Trump, Kim, and Otto Warmbier

President Trump returned from the Hanoi summit essentially empty-handed, but so did Kim Jong Un. It’s no surprise that Trump couldn’t persuade Kim to denuclearize. The prospect Trump held out to him — a booming economy like Vietnam’s — isn’t all that enticing.

Kim has at least as much power, and almost certainly more, over North Koreans than the leadership in Hanio has over Vietnamese. Since his overriding goal is to maintain political and military power, the Vietnam model provides Kim with little incentive to become less powerful by giving up his nukes.

The absence of a deal doesn’t mean Trump’s North Korea policy is a failure. Denuclearization would be ideal, but Trump is advancing the much more realistic goal of establishing a relationship with Kim that will reduce the likelihood of war.

Unlike some of his predecessors, moreover, Trump isn’t making concessions that facilitate North Korea’s development of nukes. In fact, Trump’s policy apparently has produced a cessation of nuclear testing, at least for now.

My only objection to Trump’s conduct during Hanoi trip is what he said about the death of Otto Warmbier. During a press conference, Trump opined that he didn’t think Warmbier’s death was in Kim’s interest, and added, Kim “tells me that he didn’t know about it, and I will take him at his word.”

However, as Claudia Rosett explains:

Kim was certainly responsible. It’s implausible that without his nod Otto would have been jailed in North Korea in the first place. And it is indeed hard to believe that whatever was done to Otto, Kim with his layers upon layers of internal surveillance and control, was not at the very least informed.

But Rosett also reminds us (1) that President Obama showed no urgency when it came to helping Warmbier and was totally ineffective in this regard, (2) that the same America media now ripping Trump for his statement on Warmbier showed no particular sympathy for him during the Obama years, and was agnostic on the question of whether Warmbier’s obviously coerced confession was voluntary, and (3) that Trump’s efforts on Warmbier’s behalf succeeded in bringing home, albeit too late.

I don’t mean to defend Trump’s statement on Warmbier.
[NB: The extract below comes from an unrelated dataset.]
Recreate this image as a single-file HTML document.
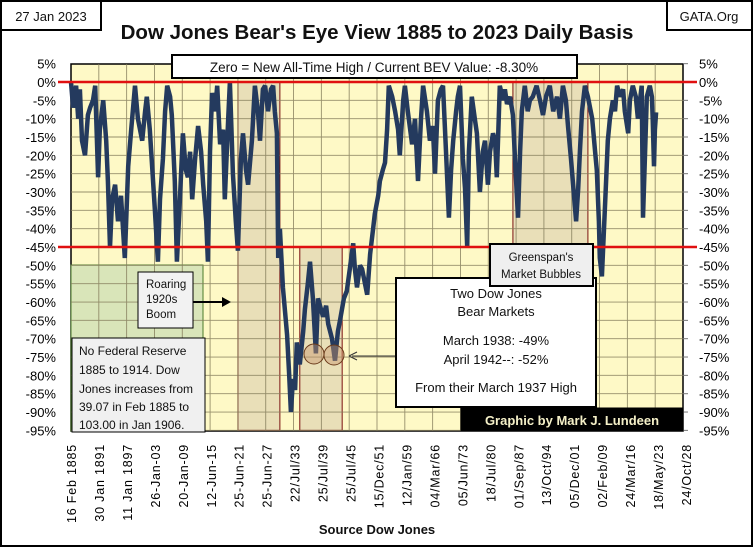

The U.S. President should never become an apologist for any aspect of Kim’s brutal practices. Trump’s North Korean diplomacy requires lowering the temperature in our relations with Kim, but that can be accomplished without accepting Kim’s wildly implausible claim that he doesn’t know what’s going on in the country he controls.

However, the media’s selective outrage when it comes to Otto Warmbier should be viewed as an attempt to obscure the fact that Trump has been vastly superior to Obama on the subject not just of North Korea, but of Warmbier himself.